FYI ~ All those figures you quoted are wrong. They estimated by current trend that 50% of people would divorce in their lifetime. The numbers are below that as many people are not rushing to get married as marriages are down, so are the number of people divorcing.

draconis


----------



## GAsoccerman (Mar 24, 2008)

I would like to see statistics based on States, regions and economic class. I imagine it would be very interesting.


----------



## justean (May 28, 2008)

GAsoccerman said:


> But again, if you are not happy in your marriage should you stick around? Abusive husband? Cheating husband? or whatever is the problem?
> :iagree: here with GAsoccerman.
> my first marriage , (i do take vows very seriously). beaten up and affairs by him. i went through alot and stil stuck in there for my vows, love , cherish etc.
> but it wasnt meant to continue. i actually felt guilty for not accepting n e more hitting or his wants and needs.
> ...


----------



## GAsoccerman (Mar 24, 2008)

Justeen I agree with you, I've heard people say, WOW our society has really gone to hell, the cheating, etc.

Personally I think it has always been that way, it's just we are more informed and more people are gettin caught.

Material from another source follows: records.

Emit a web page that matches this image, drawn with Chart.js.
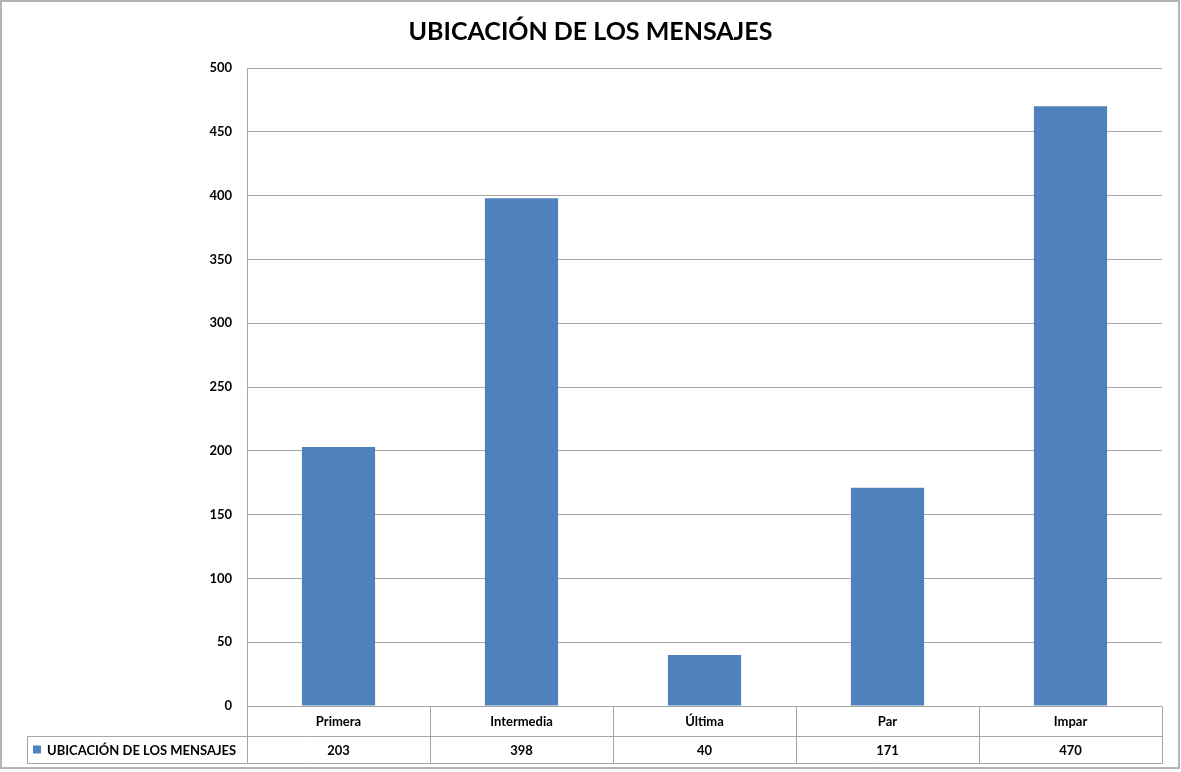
<!DOCTYPE html>
<html>
<head>
<meta charset="utf-8">
<script src="https://cdn.jsdelivr.net/npm/chart.js@4"></script>
<style>
  html, body { margin: 0; padding: 0; background: #ffffff; }
  #wrap { width: 1181px; height: 772px; }
</style>
</head>
<body>
<div id="wrap"><canvas id="c" width="1181" height="772"></canvas></div>
<script>
const chartTitle = 'UBICACIÓN DE LOS MENSAJES';
const seriesName = 'UBICACIÓN DE LOS MENSAJES';
const categories = ['Primera', 'Intermedia', 'Última', 'Par', 'Impar'];
const values = [203, 398, 40, 171, 470];
const yMin = 0, yMax = 500, yStep = 50;

const FONT = 'Lato, "Open Sans", "Liberation Sans", sans-serif';
const GRID = '#a6a6a6';
const BAR = '#4f81bd';

const frameAndTable = {
  id: 'frameAndTable',
  beforeDraw(chart) {
    const ctx = chart.ctx;
    ctx.save();
    ctx.fillStyle = '#ffffff';
    ctx.fillRect(0, 0, chart.width, chart.height);
    ctx.restore();
  },
  afterDraw(chart) {
    const ctx = chart.ctx;
    const area = chart.chartArea;
    const xs = chart.scales.x;
    const n = categories.length;
    const colW = (area.right - area.left) / n;
    const r1Top = area.bottom;
    const r1Bot = area.bottom + 30;
    const r2Bot = area.bottom + 57;
    const legLeft = 27;

    ctx.save();
    ctx.strokeStyle = GRID;
    ctx.lineWidth = 1;
    const line = (x1, y1, x2, y2) => {
      ctx.beginPath();
      ctx.moveTo(Math.round(x1) + 0.5, Math.round(y1) + 0.5);
      ctx.lineTo(Math.round(x2) + 0.5, Math.round(y2) + 0.5);
      ctx.stroke();
    };
    line(legLeft, r1Bot, area.right, r1Bot);
    line(legLeft, r2Bot, area.right, r2Bot);
    for (let i = 0; i <= n; i++) {
      const bx = xs.getPixelForValue(Math.min(i, n - 1)) + (i === n ? colW / 2 : -colW / 2);
      line(bx, r1Top, bx, r2Bot);
    }
    line(legLeft, r1Bot, legLeft, r2Bot);

    ctx.fillStyle = '#000000';
    ctx.textAlign = 'center';
    ctx.textBaseline = 'middle';
    ctx.font = 'bold 13px ' + FONT;
    categories.forEach((c, i) => {
      const cx = xs.getPixelForValue(i);
      ctx.fillText(c, cx, (r1Top + r1Bot) / 2 + 1);
      ctx.fillText(String(values[i]), cx, (r1Bot + r2Bot) / 2 + 1);
    });

    ctx.fillStyle = BAR;
    ctx.fillRect(33, (r1Bot + r2Bot) / 2 - 4, 8, 8);
    ctx.fillStyle = '#000000';
    ctx.textAlign = 'left';
    ctx.font = 'bold 13px ' + FONT;
    ctx.fillText(chart.data.datasets[0].label, 47, (r1Bot + r2Bot) / 2 + 1, 194);

    ctx.strokeStyle = '#b4b4b4';
    ctx.lineWidth = 2;
    ctx.strokeRect(1, 1, chart.width - 3, chart.height - 5);
    ctx.restore();
  }
};

new Chart(document.getElementById('c'), {
  type: 'bar',
  data: {
    labels: categories,
    datasets: [{
      label: seriesName,
      data: values,
      backgroundColor: BAR,
      borderWidth: 0,
      barPercentage: 0.4,
      categoryPercentage: 1.0
    }]
  },
  options: {
    responsive: false,
    animation: false,
    devicePixelRatio: 1,
    layout: { padding: { left: 19, right: 19, top: 0, bottom: 66 } },
    plugins: {
      legend: { display: false },
      tooltip: { enabled: false },
      title: {
        display: true,
        text: chartTitle,
        color: '#000000',
        font: { family: FONT, size: 25, weight: 'bold', lineHeight: 1.2 },
        padding: { top: 17, bottom: 21 }
      }
    },
    scales: {
      x: {
        display: false,
        grid: { display: false }
      },
      y: {
        min: yMin,
        max: yMax,
        afterFit(scale) { scale.width = 228; },
        ticks: {
          stepSize: yStep,
          padding: 15,
          color: '#000000',
          font: { family: FONT, size: 13, weight: 'bold' }
        },
        grid: { color: GRID, drawTicks: false, lineWidth: 1 },
        border: { display: true, color: GRID, width: 1 }
      }
    }
  },
  plugins: [frameAndTable]
});
</script>
</body>
</html>
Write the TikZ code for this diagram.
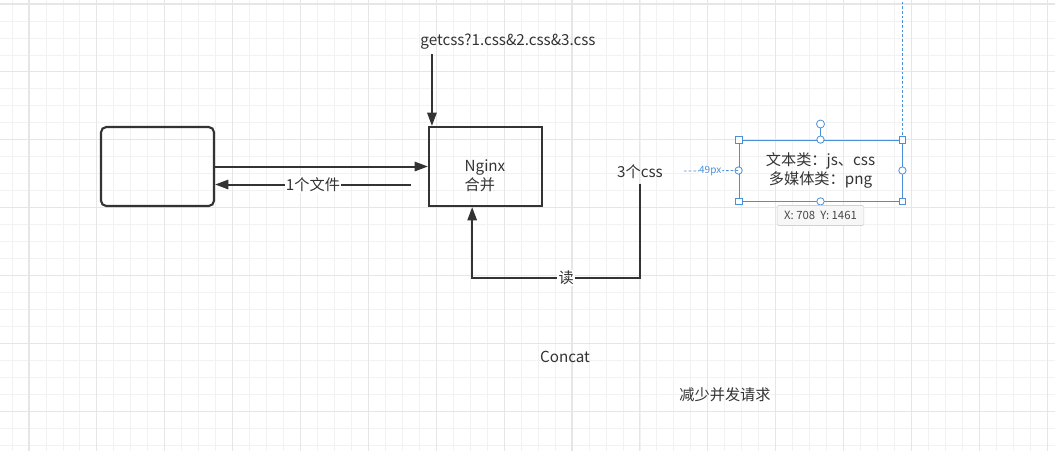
\documentclass[tikz,border=0pt]{standalone}
\usepackage{fontspec}
\setmainfont{Noto Sans CJK SC}
\usetikzlibrary{arrows.meta,calc}

\definecolor{ink}{HTML}{333333}
\definecolor{selblue}{HTML}{4A90D9}
\definecolor{gridminor}{HTML}{F2F2F2}
\definecolor{gridmajor}{HTML}{E6E6E6}

\tikzset{
	box/.style={draw=ink, line width=1.6pt, minimum width=84.75pt, minimum height=59.25pt},
	arr/.style={draw=ink, line width=1.5pt, -{Triangle[length=10pt,width=7pt]}},
	lbl/.style={text=ink, font=\fontsize{11.4pt}{14pt}\selectfont},
	handle/.style={draw=selblue, fill=white, line width=0.6pt, minimum size=5pt, inner sep=0pt},
	knob/.style={handle, circle, minimum size=6pt}
}

\begin{document}
\begin{tikzpicture}[x=0.75pt, y=-0.75pt]
		\useasboundingbox (0,0) rectangle (1055,451);
		\fill[white] (0,0) rectangle (1055,451);

		% grid
		\foreach \i in {0,...,61} {
			\draw[gridminor, line width=0.6pt] ({12+16.97*\i},0) -- ({12+16.97*\i},451);
		}
		\foreach \j in {0,...,26} {
			\draw[gridminor, line width=0.6pt] (0,{4+16.97*\j}) -- (1055,{4+16.97*\j});
		}
		\foreach \i in {0,...,15} {
			\draw[gridmajor, line width=0.8pt] ({28.97+67.88*\i},0) -- ({28.97+67.88*\i},451);
		}
		\foreach \j in {0,...,6} {
			\draw[gridmajor, line width=0.8pt] (0,{4+67.88*\j}) -- (1055,{4+67.88*\j});
		}

		\node[box, rounded corners=4pt] (client) at (157.5,166.5) {};
		\node[box] (nginx) at (485.5,166.5) {};
		\node[lbl, align=left, anchor=west] (nginxtxt) at (460,176) {Nginx\\合并};

		\node[lbl] (req) at (508,42) {getcss?1.css\&2.css\&3.css};
		\node[lbl] (css3) at (640,172) {3个css};
		\node[lbl] (concat) at (565,357) {Concat};
		\node[lbl] (less) at (725,395) {减少并发请求};

		\coordinate (topin) at ([xshift=3pt]nginx.north west);
		\coordinate (backfrom) at ([shift={(-17,18)}]nginx.west);
		\coordinate (nginxin) at ([xshift=-10pt]nginx.south);
		\coordinate (turnr) at (640,278);
		\coordinate (turnl) at (nginxin |- turnr);

		\draw[arr] (req.south -| topin) -- (topin);
		\draw[arr] (client.east) -- (nginx.west);
		\draw[arr] (backfrom) -- (backfrom -| client.east)
			node[lbl, midway, fill=white, inner sep=1pt] {1个文件};
		\draw[arr] (css3.south) -- (turnr) -- (turnl)
			node[lbl, pos=0.44, fill=white, inner sep=1pt] {读} -- (nginxin);

		% selected shape
		\node[lbl, draw=selblue, line width=0.6pt, minimum width=122.25pt, minimum height=45.75pt, align=center] (types) at (820.5,170.5) {文本类：js、css\\多媒体类：png};
		\draw[selblue, line width=0.6pt, dash pattern=on 2pt off 1.5pt] (types.north east) -- (types.north east |- 0,0);
		\node[knob] (rot) at (820.5,124) {};
		\draw[selblue, line width=0.6pt] (rot) -- (types.north);
		\foreach \a in {north west,north east,south west,south east} {
			\node[handle] at (types.\a) {};
		}
		\foreach \a in {north,south,west,east} {
			\node[knob, minimum size=5.5pt] at (types.\a) {};
		}
		\coordinate (guide) at (684,171);
		\draw[selblue, line width=0.6pt, dash pattern=on 2pt off 1.5pt] (guide) -- (types.west)
			node[pos=0.48, fill=white, inner sep=0.5pt, text=selblue, font=\fontsize{7.5pt}{8pt}\selectfont] {49px};
		\node[draw=gray!35, fill=gray!6, rounded corners=1pt, text=ink!90, font=\fontsize{8.5pt}{9pt}\selectfont, minimum width=65pt, minimum height=15pt] (tip) at (820.5,215.5) {X: 708\ \ Y: 1461};
	\end{tikzpicture}
\end{document}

I have a co-worker who has an abusive wife, she punches him and kicked him in the mouth while DRIVING! yet he stays with her.....I would be long gone.


----------



## Blanca (Jul 25, 2008)

I think because families and communities have become pretty much nonexistent, that there is a lot more pressure on this one union. If entire families stayed together in one area and communities were not so aloof, I dont think cheating would have quite the impact it does now.


----------



## waterfall~ (Sep 8, 2008)

I'm a marriage advocate, and except in cases of abuse or addiction, most marriages (even where infidelity has occurred) can be saved and revitalized. If people put the same effort into their marriages that they often do in affairs, we could raise children who grow up with both of their parents. The effects of divorce on children as well as our society in general, is tragic. Affairs have become so romanticized....that we've become desensitized to the destruction they do.


----------